Se ne è andato anche Sirio Maccioni, mitico ristoratore newyorkese di origini italiane che ha avuto molto successo nella Big Apple, e non solo. Suoi i ristoranti anche a Las Vegas, in India e a Santo Domingo.
Con lui se ne va un altro personaggio della New York glamour degli Anni Settanta-Ottanta, degli italiani intraprendenti e vincenti. Ai tavoli dei suoi ristoranti il jet set mondiale a pranzo e a cena: attori, politici, industriali, banchieri. Per anni le sale del Le Cirque hanno ospitato i pranzi del Gei, il Gruppo Esponenti Italiani. Grande amico di Lucio Caputo, di Renato Pachetti, di Vieri Traxler, di Danielle Gardner, di Furio Colombo, degli Agnelli. Nomi che hanno cambiato l’immagine della comunità italiana in America.

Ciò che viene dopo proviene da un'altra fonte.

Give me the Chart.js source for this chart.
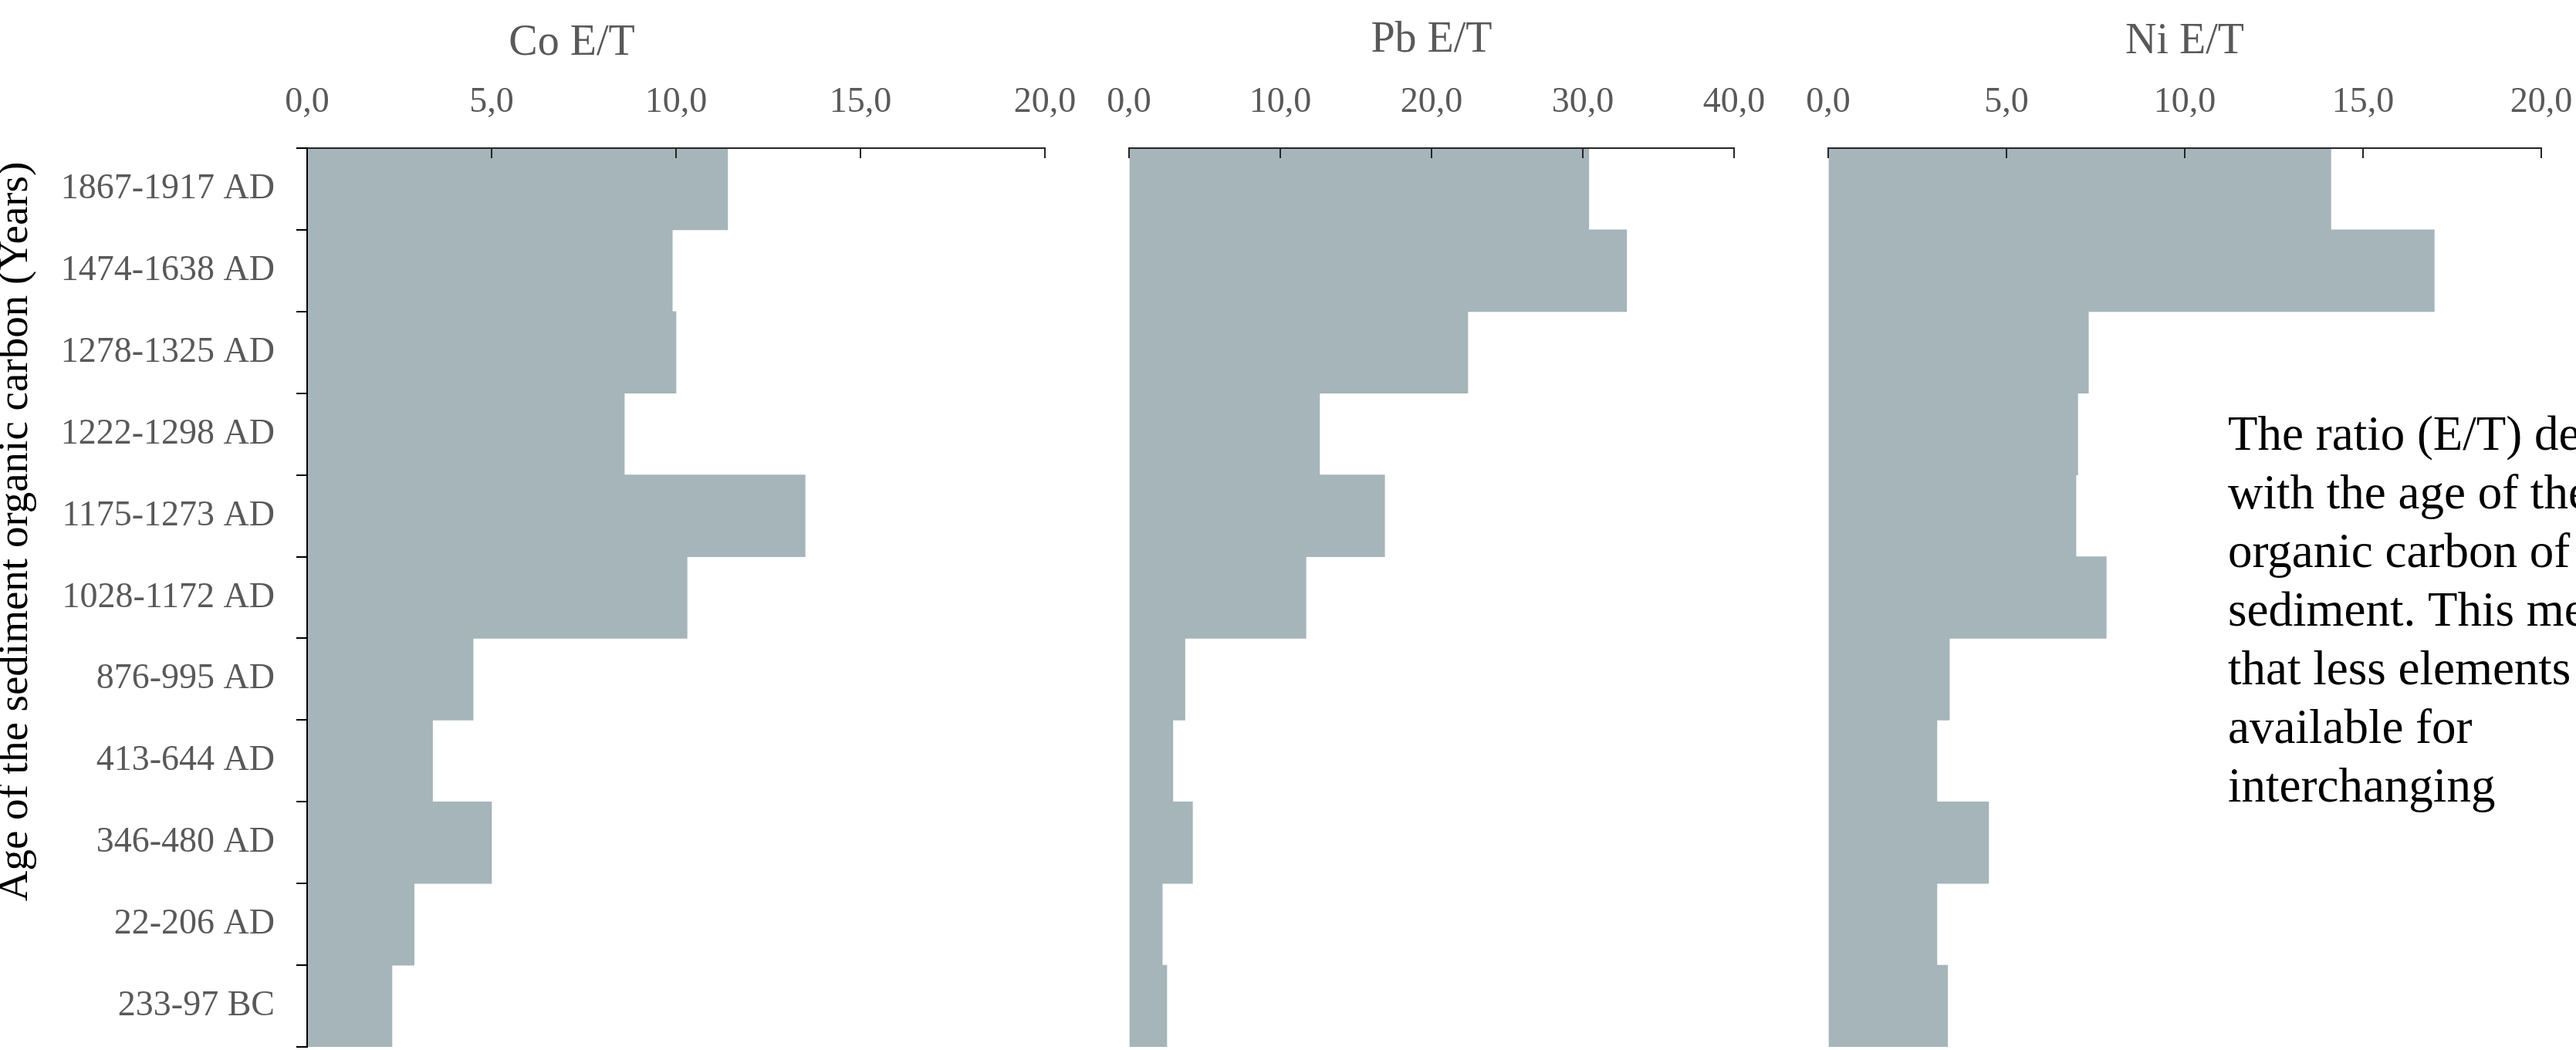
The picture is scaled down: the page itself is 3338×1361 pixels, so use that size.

La storia degli uomini italiani di successo di quegli anni qui a New York è quasi sempre molto simile: partiti da una gavetta assolutamente ordinaria per arrivare al top, lavorando duramente, rimboccandosi le maniche giorno dopo giorno. Ma Sirio fu anche molto fortunato nell’avere il costante appoggio di Egidiana, sua moglie per quasi 50 anni con la quale ha avuto tre figli: Mauro, Marco e Mario. “Tutti con la lettera M, come te” mi disse.
Conobbi Sirio Maccioni a Montecatini all’inizio degli Anni Settanta. Era a pranzo con Ricciardo Pucci, suo grande amico e proprietario del Grand Hotel La Pace. Pucci era un amico di famiglia e mi invitò al tavolo. Io già lavoravo a New York e così anche Sirio Maccioni: “Ho chiuso con il Colony. Forse apro un ristorante tutto mio”, disse ridendo. Pochi mesi dopo il giovane maître d’ del Colony aprì “Le Cirque”. Sirio parlava del Colony con un certo rimpianto. “Era uno speakeasy di lusso negli anni del proibizionismo. Era prima dei miei tempi. Al Colony ci andava il jet set di New York. Finito il proibizionismo la clientela è rimasta affezionata. Ho conosciuto un sacco di gente interessante”.

Sirio Maccioni aveva il fisico e il modo di comportarsi da attore hollywoodiano. Assomigliava pure a John Wayne. Glielo dissi e lui mi fece con le dita il segno della pistola.

La svolta per lui arrivò nel 1974, con l’apertura de Le Cirque a New York, nel Mayfair Regent Hotel a Park Avenue. Il manager del lussuoso hotel era Dario Mariotti che, in quegli anni, cercava di rilanciare l’albergo che era stato completamente ristrutturato. E qui le conoscenze di Sirio Maccioni furono utilissime. Tra tutti Donald Trump, in quegli anni palazzinaro di lusso, che era un abitué del Le Cirque, così come i Rockefeller e Anna Moffo con il marito Robert Sarnoff, il chairman della RCA. Una scelta davvero controcorrente per un italiano emigrato, una cucina che parlava francese come stile, specialità e modi di cucinare, ma dove comparivano ingredienti italiani altrimenti non reperibili in altri ristoranti italiani d’America. Famosa la volta in cui per far conoscere il Lardo di Colonnata iniziò a servirlo. Oppure quando presentata gli aceti balsamici di classe o il caviale raccontando che in Italia esiste una particolare varietà di storioni. Solo quando era certo che il piatto preparato risultasse gradito, raccontava la storia di un prodotto poco conosciuto dagli americani. E se resta famoso per la sua fantastica crème brûlée, vuol dire che Sirio è stato capace di far completamente dimenticare lo stereotipo del ristorante italiano di pizza e spaghetti.

Insieme ai tre figli – Mauro, Mario e Marco – e a sua moglie Egidiana ha costituito un vero e proprio clan, inteso in senso positivo, unito nel lavoro e nella vita, riuscendo a creare un piccolo network di locali tra Stati Uniti, India e Repubblica Domenicana, malgrado i fallimenti che ci sono stati.

La grandezza di Maccioni è stata quella di interpretare il gusto delle persone e il segno dei tempi, avere un rapporto amichevole-conflittuale con gli chef (sotto la sua egida crebbe a New York, dal 1986 al 1992, la fama di Daniel Boulud, executive a Le Cirque, prima di aprire il suo Daniel e poi quella di Andrew Carmellini, Jacques Torres) che riteneva perfetti fintanto che riuscivano a soddisfare i bisogni della clientela. E i gusti cambiano. Dopo una serie di “incidenti di percorso” finiti in tribunale a Manhattan e anche per l’età, lasciò alcuni anni fa la partecipazione attiva alla gestione dei ristoranti lasciandola ai figli mentre lui stave sempre più spesso nella sua Montecatini dove è scomparso.